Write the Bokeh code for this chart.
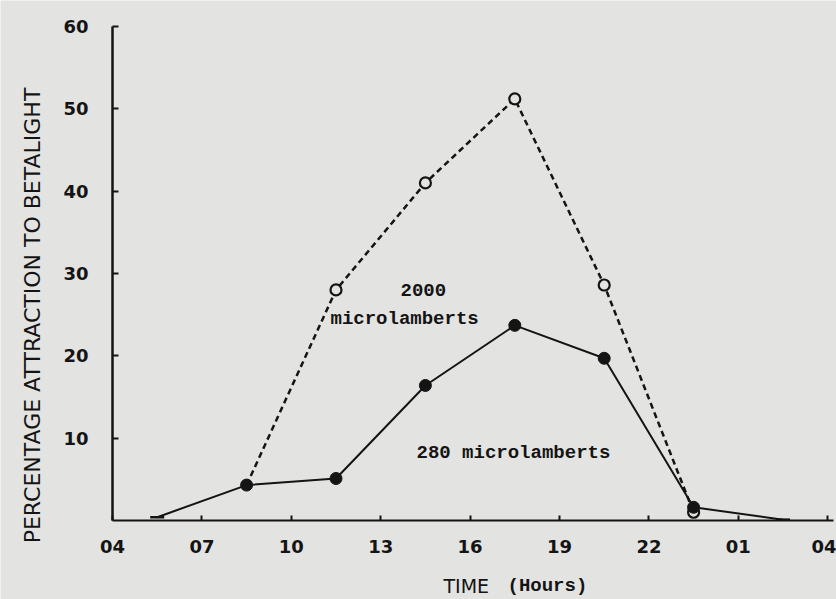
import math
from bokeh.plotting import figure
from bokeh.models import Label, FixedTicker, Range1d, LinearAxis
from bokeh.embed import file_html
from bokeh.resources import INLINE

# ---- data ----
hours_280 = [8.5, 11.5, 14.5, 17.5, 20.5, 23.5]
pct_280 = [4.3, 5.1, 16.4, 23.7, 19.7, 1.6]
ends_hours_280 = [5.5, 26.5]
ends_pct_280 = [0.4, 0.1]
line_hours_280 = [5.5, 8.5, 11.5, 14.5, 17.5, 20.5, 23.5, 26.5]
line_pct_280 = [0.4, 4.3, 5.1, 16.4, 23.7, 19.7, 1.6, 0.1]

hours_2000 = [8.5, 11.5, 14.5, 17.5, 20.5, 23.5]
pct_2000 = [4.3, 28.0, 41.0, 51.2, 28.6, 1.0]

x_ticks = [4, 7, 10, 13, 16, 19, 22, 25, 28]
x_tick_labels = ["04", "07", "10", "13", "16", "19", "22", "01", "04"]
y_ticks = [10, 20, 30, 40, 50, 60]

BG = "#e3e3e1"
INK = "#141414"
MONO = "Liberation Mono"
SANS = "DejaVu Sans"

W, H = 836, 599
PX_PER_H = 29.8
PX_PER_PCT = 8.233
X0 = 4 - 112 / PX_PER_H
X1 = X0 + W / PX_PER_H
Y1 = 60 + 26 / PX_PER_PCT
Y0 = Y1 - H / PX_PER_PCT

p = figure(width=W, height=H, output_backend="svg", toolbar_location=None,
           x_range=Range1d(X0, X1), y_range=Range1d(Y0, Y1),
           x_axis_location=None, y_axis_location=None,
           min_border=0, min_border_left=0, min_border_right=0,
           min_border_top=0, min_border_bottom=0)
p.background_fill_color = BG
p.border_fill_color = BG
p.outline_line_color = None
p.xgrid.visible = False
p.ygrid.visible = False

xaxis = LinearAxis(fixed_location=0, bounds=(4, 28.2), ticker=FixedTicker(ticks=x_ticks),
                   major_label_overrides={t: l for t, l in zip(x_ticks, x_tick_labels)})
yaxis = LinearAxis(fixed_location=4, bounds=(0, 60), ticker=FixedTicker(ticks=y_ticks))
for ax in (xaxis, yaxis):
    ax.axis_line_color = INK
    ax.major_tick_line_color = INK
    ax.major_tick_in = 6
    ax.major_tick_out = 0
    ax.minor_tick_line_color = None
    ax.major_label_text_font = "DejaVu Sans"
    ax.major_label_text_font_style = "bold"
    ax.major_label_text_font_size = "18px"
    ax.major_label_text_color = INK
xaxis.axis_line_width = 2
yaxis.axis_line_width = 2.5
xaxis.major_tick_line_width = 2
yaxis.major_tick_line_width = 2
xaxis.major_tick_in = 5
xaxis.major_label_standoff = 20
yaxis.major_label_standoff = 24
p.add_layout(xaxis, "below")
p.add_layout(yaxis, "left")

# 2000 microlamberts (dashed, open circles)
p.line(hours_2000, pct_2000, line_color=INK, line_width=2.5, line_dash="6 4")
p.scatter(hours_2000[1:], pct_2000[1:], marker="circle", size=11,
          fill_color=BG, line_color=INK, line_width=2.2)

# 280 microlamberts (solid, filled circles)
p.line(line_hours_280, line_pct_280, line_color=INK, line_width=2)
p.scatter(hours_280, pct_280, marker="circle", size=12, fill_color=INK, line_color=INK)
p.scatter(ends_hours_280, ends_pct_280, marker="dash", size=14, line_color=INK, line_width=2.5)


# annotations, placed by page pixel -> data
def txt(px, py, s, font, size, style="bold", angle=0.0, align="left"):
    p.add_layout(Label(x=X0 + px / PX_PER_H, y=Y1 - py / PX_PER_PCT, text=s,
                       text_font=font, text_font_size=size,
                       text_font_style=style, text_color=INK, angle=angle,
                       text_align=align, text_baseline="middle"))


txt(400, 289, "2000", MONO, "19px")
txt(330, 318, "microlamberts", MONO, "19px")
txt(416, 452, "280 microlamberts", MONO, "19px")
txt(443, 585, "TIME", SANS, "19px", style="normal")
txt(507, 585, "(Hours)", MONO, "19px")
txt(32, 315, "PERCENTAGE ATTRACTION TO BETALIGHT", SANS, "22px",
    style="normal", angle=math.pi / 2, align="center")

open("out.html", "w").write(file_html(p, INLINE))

——————————

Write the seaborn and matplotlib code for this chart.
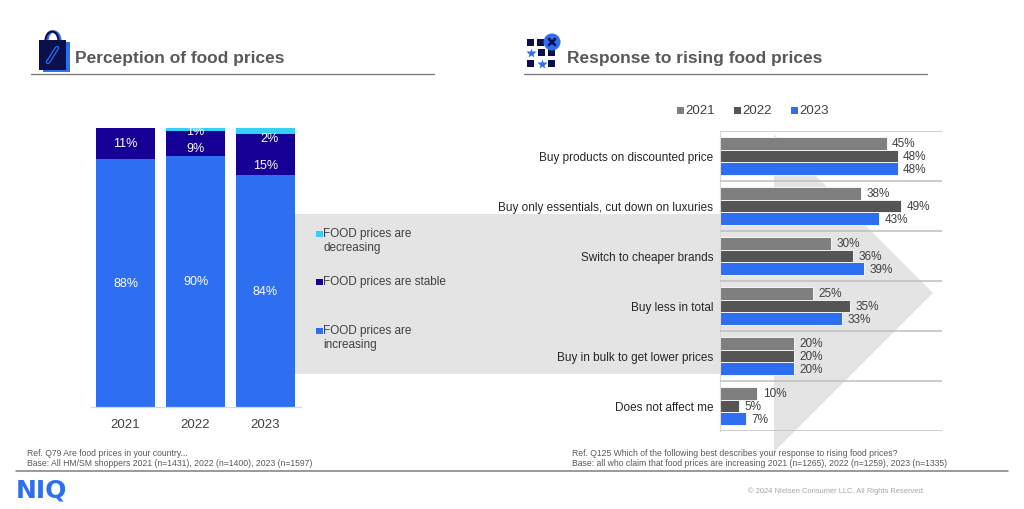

——————————

What is the number of lines in the records that contain the word "this"? Answer with the number and nothing else.

2